No terceiro encontro, é trazido o questionamento sobre o que o objeto livro representa, ou seja, é mostrado como a figura dele acaba despertando medo nos jovens leitores. Esses medos foram descritos nas entrevistas com vínculos ligados à Igreja, aos pais e ao país de origem. É interessante pensar nesta tríade como elementos que se completam. Os jovens que descreveram os problemas que eles enfrentam com a leitura em casa, por exemplo, dizem que o fato de lerem poderia ser visto como uma tentativa de ser "melhor que os pais", que não tiveram acesso à escolaridade do mesmo modo —ou seja, pode ser visto como uma pretensão à superioridade e quebra da autoridade dos pais e da própria Igreja. Ainda pode ser vista como uma perda de identidade e do vínculo com o país de origem e sua cultura por, nos casos apresentados pela autora, os jovens passarem a ler em outro idioma (o francês e não mais no de seu país de origem) e também a cultura de um outro. Além de estar criando um indivíduo que só pensa no seu individual. Neste último ponto, é importantíssimo ver a dicotomia estabelecida por Michèle Petit, pois a autora chama a atenção pra duas palavras: individualização e individualismo. Os jovens passam a pensar o coletivo através da sua individualização (daquela leitura literária, por exemplo, que apresenta contextos diferentes, ou iguais, de sociedade, culturas, conhecimentos, arte, crenças, leis). A individualização é dada com o valor subjetivo que a literatura oferece ao leitor, com o poder que ele tem de se ver representado nas obras lidas e trazer algum ensinamento, insight, que tenha tido. Do mesmo modo, a leitura (de textos literários, filosóficos, sociológicos, científicos etc) pode oferecer qualquer outro tipo de saber, como, por exemplo, aprender sua história e sua cultura sob outros olhares, aprender um ofício (como é o caso de Christian que aprendeu horticultura pelos livros), tomar as rédeas de seu próprio destino, não reproduzir discursos prontos, ou seja, poder exercer sua cidadania ativamente.

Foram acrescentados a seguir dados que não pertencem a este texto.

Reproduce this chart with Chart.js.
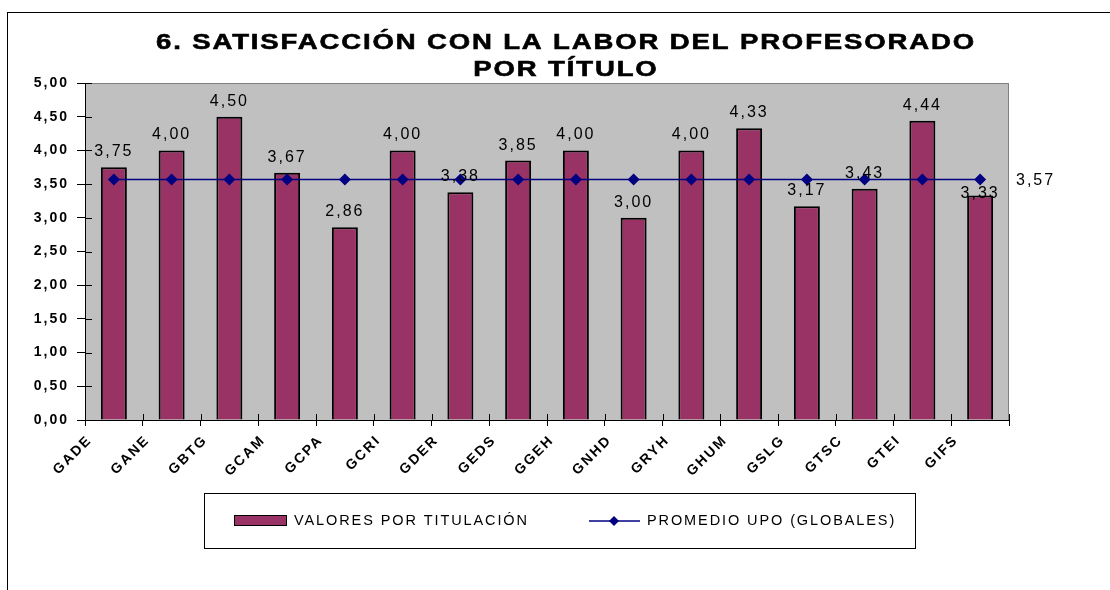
<!DOCTYPE html>
<html>
<head>
<meta charset="utf-8">
<script src="https://cdn.jsdelivr.net/npm/chart.js@4.4.1/dist/chart.umd.min.js"></script>
<style>
  html, body { margin: 0; padding: 0; background: #fff; }
  #wrap { width: 1110px; height: 590px; }
</style>
</head>
<body>
<div id="wrap"><canvas id="grafico" width="1110" height="590"></canvas></div>
<script>
var titulaciones = ["GADE", "GANE", "GBTG", "GCAM", "GCPA", "GCRI", "GDER", "GEDS",
  "GGEH", "GNHD", "GRYH", "GHUM", "GSLG", "GTSC", "GTEI", "GIFS"];
var valoresTitulacion = [3.75, 4.00, 4.50, 3.67, 2.86, 4.00, 3.38, 3.85,
  4.00, 3.00, 4.00, 4.33, 3.17, 3.43, 4.44, 3.33];
var promedioUPO = 3.57;
var promedioSerie = titulaciones.map(function() { return promedioUPO; });
var ticksY = [0, 0.5, 1, 1.5, 2, 2.5, 3, 3.5, 4, 4.5, 5];
var titulo = ["6. SATISFACCIÓN CON LA LABOR DEL PROFESORADO", "POR TÍTULO"];
var leyenda = ["VALORES POR TITULACIÓN", "PROMEDIO UPO (GLOBALES)"];

function coma(v) { return v.toFixed(2).replace(".", ","); }

// fondo gris del area de trazado + marco exterior
var fondoPlugin = {
  id: "fondo",
  beforeDraw: function(chart) {
    var ctx = chart.ctx, a = chart.chartArea;
    ctx.save();
    ctx.fillStyle = "#fff";
    ctx.fillRect(0, 0, chart.width, chart.height);
    ctx.strokeStyle = "#000";
    ctx.lineWidth = 1;
    ctx.strokeRect(7.5, 12.5, 1120, 600);
    ctx.fillStyle = "#c0c0c0";
    ctx.fillRect(a.left, a.top, a.right - a.left, a.bottom - a.top);
    ctx.strokeStyle = "#808080";
    ctx.strokeRect(a.left + 0.5, a.top + 0.5, a.right - a.left - 1, a.bottom - a.top);
    ctx.restore();
    // texto de ejes algo espaciado, como en el original
    ctx.letterSpacing = "2px";
  },
  afterDatasetsDraw: function(chart) {
    var ctx = chart.ctx, a = chart.chartArea;
    var y = chart.scales.y;
    ctx.save();
    ctx.strokeStyle = "#000";
    ctx.lineWidth = 1;
    // marcas que cruzan el eje
    ticksY.forEach(function(t) {
      var py = Math.round(y.getPixelForValue(t)) + 0.5;
      ctx.beginPath(); ctx.moveTo(a.left, py); ctx.lineTo(a.left + 7, py); ctx.stroke();
    });
    for (var i = 0; i <= titulaciones.length; i++) {
      var px = Math.round(a.left + i * (a.right - a.left) / titulaciones.length) + 0.5;
      ctx.beginPath(); ctx.moveTo(px, a.bottom); ctx.lineTo(px, a.bottom - 6); ctx.stroke();
    }
    ctx.beginPath(); ctx.moveTo(a.left + 0.5, a.top); ctx.lineTo(a.left + 0.5, a.bottom); ctx.stroke();
    ctx.beginPath(); ctx.moveTo(a.left, a.bottom + 0.5); ctx.lineTo(a.right, a.bottom + 0.5); ctx.stroke();
    ctx.restore();
  }
};

// etiquetas de datos, titulo y leyenda
var textosPlugin = {
  id: "textos",
  afterDraw: function(chart) {
    var ctx = chart.ctx, a = chart.chartArea;
    ctx.save();
    ctx.fillStyle = "#000";
    ctx.textAlign = "center";
    ctx.textBaseline = "alphabetic";

    ctx.font = "bold 22px 'Liberation Sans', Arial, sans-serif";
    ctx.letterSpacing = "1.5px";
    ctx.strokeStyle = "#000";
    ctx.lineWidth = 0.6;
    [[titulo[0], 49], [titulo[1], 76]].forEach(function(t) {
      ctx.save();
      ctx.translate(566, t[1]);
      ctx.scale(1.25, 1);
      ctx.fillText(t[0], 0, 0);
      ctx.strokeText(t[0], 0, 0);
      ctx.restore();
    });

    ctx.font = "16px 'Liberation Sans', Arial, sans-serif";
    ctx.letterSpacing = "2px";
    var barras = chart.getDatasetMeta(1).data;
    barras.forEach(function(b, i) {
      var baja = i === 15 ? 13 : 0;
      ctx.fillText(coma(valoresTitulacion[i]), b.x, b.y - 11 + baja);
    });
    var puntos = chart.getDatasetMeta(0).data;
    var ult = puntos[puntos.length - 1];
    ctx.textAlign = "left";
    ctx.fillText(coma(promedioUPO), a.right + 7, ult.y + 6);

    // leyenda
    ctx.strokeStyle = "#000";
    ctx.lineWidth = 1;
    ctx.strokeRect(204.5, 493.5, 711, 55);
    ctx.fillStyle = "#993366";
    ctx.fillRect(234, 515, 52, 10);
    ctx.strokeRect(234.5, 515.5, 52, 10);
    ctx.fillStyle = "#000";
    ctx.font = "14.5px 'Liberation Sans', Arial, sans-serif";
    ctx.letterSpacing = "1.9px";
    ctx.textBaseline = "middle";
    ctx.fillText(leyenda[0], 294, 521);
    ctx.strokeStyle = "#000080";
    ctx.lineWidth = 1.5;
    ctx.beginPath(); ctx.moveTo(589, 521); ctx.lineTo(640, 521); ctx.stroke();
    ctx.fillStyle = "#000080";
    ctx.beginPath();
    ctx.moveTo(614, 516); ctx.lineTo(619, 521); ctx.lineTo(614, 526); ctx.lineTo(609, 521);
    ctx.closePath(); ctx.fill();
    ctx.fillStyle = "#000";
    ctx.fillText(leyenda[1], 647, 521);
    ctx.restore();
  }
};

var ctx = document.getElementById("grafico").getContext("2d");
var chart = new Chart(ctx, {
  type: "bar",
  data: {
    labels: titulaciones,
    datasets: [
      {
        type: "line",
        label: leyenda[1],
        data: promedioSerie,
        borderColor: "#000080",
        borderWidth: 1.5,
        backgroundColor: "#000080",
        pointStyle: "rectRot",
        pointRadius: 6,
        pointHoverRadius: 6,
        pointBorderWidth: 0,
        fill: false,
        order: 0
      },
      {
        label: leyenda[0],
        data: valoresTitulacion,
        backgroundColor: "#993366",
        borderColor: "#000",
        borderWidth: 2,
        borderSkipped: "bottom",
        barPercentage: 0.9,
        categoryPercentage: 0.5,
        order: 1
      }
    ]
  },
  plugins: [fondoPlugin, textosPlugin],
  options: {
    responsive: false,
    animation: false,
    events: [],
    layout: { padding: { left: 0, top: 83, right: 101, bottom: 110 } },
    plugins: { legend: { display: false }, title: { display: false }, tooltip: { enabled: false } },
    scales: {
      x: {
        offset: true,
        grid: { display: true, offset: true, drawOnChartArea: false, drawTicks: true, tickLength: 6, color: "#000" },
        border: { display: false },
        ticks: {
          color: "#000",
          font: { family: "'Liberation Sans', Arial, sans-serif", size: 14, weight: "bold" },
          minRotation: 45, maxRotation: 45,
          labelOffset: -24,
          padding: 6,
          autoSkip: false
        },
        afterFit: function(s) { s.height = 60; }
      },
      y: {
        min: 0, max: 5,
        afterBuildTicks: function(s) { s.ticks = ticksY.map(function(v) { return { value: v }; }); },
        grid: { drawOnChartArea: false, drawTicks: true, tickLength: 8, color: "#000" },
        border: { display: false },
        ticks: {
          color: "#000",
          font: { family: "'Liberation Sans', Arial, sans-serif", size: 14, weight: "bold" },
          padding: 8,
          callback: function(v) { return coma(v); }
        },
        afterFit: function(s) { s.width = 85; }
      }
    }
  }
});
</script>
</body>
</html>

Por fim, o último ponto, que me parece ser um dos mais importantes se tratando de educação, é o do quarto encontro. Neste, a escritora francesa levanta a questão da importância de um sujeito como mediador/iniciador entre a leitura/o livro/a literatura e leitor. Penso, como futura professora, em como os professores (sobretudo os de português/literatura) tem um papel essencial na formação de jovens leitores e em como este livro contribuiu para o meu pensar sobre a prática desse ensino. É necessário que se estabeleça diálogos, leituras orientadas, prazerosas e que se dê ao aluno o poder de escolha nos livros utilizados. A relação de troca entre a figura do mediador, aqui especificamente pensando no profissional docente brasileiro e não como em outros profissionais (como é posto no livro), e a do jovem leitor com leituras que agradem ambas as partes garantindo um estudo crítico/aprofundado em questões sociais e literárias parece ser uma boa escolha/saída.